"The one thing that prevents me from sitting in my office and getting some quality writing done is the cat staring at me from atop my bookshelf. I am not distracted by its sounds; it is very quiet. I am not intimidated by its presence. I do not feel judged by its unblinking eyes. Rather, the only matter I find so distressing about the cat on my bookshelf is the simple fact that I do not own a cat."Yes, the unknown. It is the single-most powerful weapon in the writer's arsenal. So many times we talk about details, description, and how we need to consider what details to bring in to a story. Sometimes, however, the most important part of description is in fact what we leave out. Leaving out one detail, one little point can be the whole hook of the story.
- Anonymous
From a technical point of view, this can be tricky. Consider the classic story where the character is actually a ghost looking at the world (a wonderful story to write as well as read). When we leave out the fact that they are a ghost, we have to follow the rules that come with it. The character can't interact with other characters without revealing the ghost thing, but they can talk to the other characters. Perhaps this includes an assumption that the lack of response is just the character being ignored. If they are ghosts that look just like people, we need to exclude some other piece of information to make that a big reveal. A lot of rules to follow here.
Another style is leaving out a critical piece of information that the reader just assumes. In the quote above, the cat is never described as "my cat." The possessive is never used in reference to the cat, though it is slyly used for "my bookshelf" right next to "the cat" - twice. Leaving out the possessive "my" would be a giveaway that the cat does not belong to the writer, but the reader just skims over it with all the usual assumptions. That makes the reveal all the more powerful. In a well-written piece, the big tell at the end will make the reader go back through the story to see just how they were deceived.

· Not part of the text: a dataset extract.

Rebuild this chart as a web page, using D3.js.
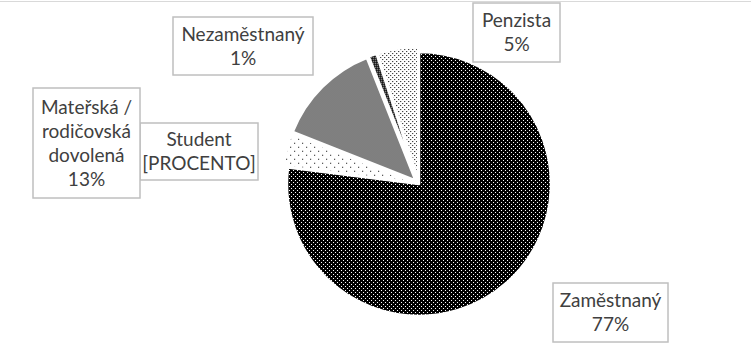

Of course, this becomes all the more diabolical with gender pronouns. If a character named Jean is doing something and the writer wants to conceal the gender, playing the pronoun game can have great results. "Jean held the coffee mug in her hands" immediately ruins the mystery, or forces the writer to start putting in "he" if that's the reveal. But "Jean took the coffee mug in narrow hands" spares us from even using a pronoun until it's necessary. (Note: I am fully aware that this is a fatty sentence, because what else does someone hold a coffee cup in other than hands, but that is for the next post.)
The other trick that can further this end is drawing a line between the narration voice and the character voice. If you have a character slowly falling for narrow-handed Jean, that character can use whatever pronoun they prefer - that reflects their frame of mind. However, when Jean is described by an omnipotent and objective narrator, then it is important to strip away the pronouns and leave it completely ambiguous. In this way, the character is an unknowing unreliable narrator, simply because they are working on their own assumptions, which happen to disagree with the actual facts on the ground.
These little omissions are great ways to unsettle the reader and make them really reach in to the story for all the details. Of course, it is a very demanding task for the writer, as everything has to support the deception. But there is nothing more refreshing than a reader hitting that Sixth Sense moment when the big reveal hits and they have to catch their breath and wonder just what happened.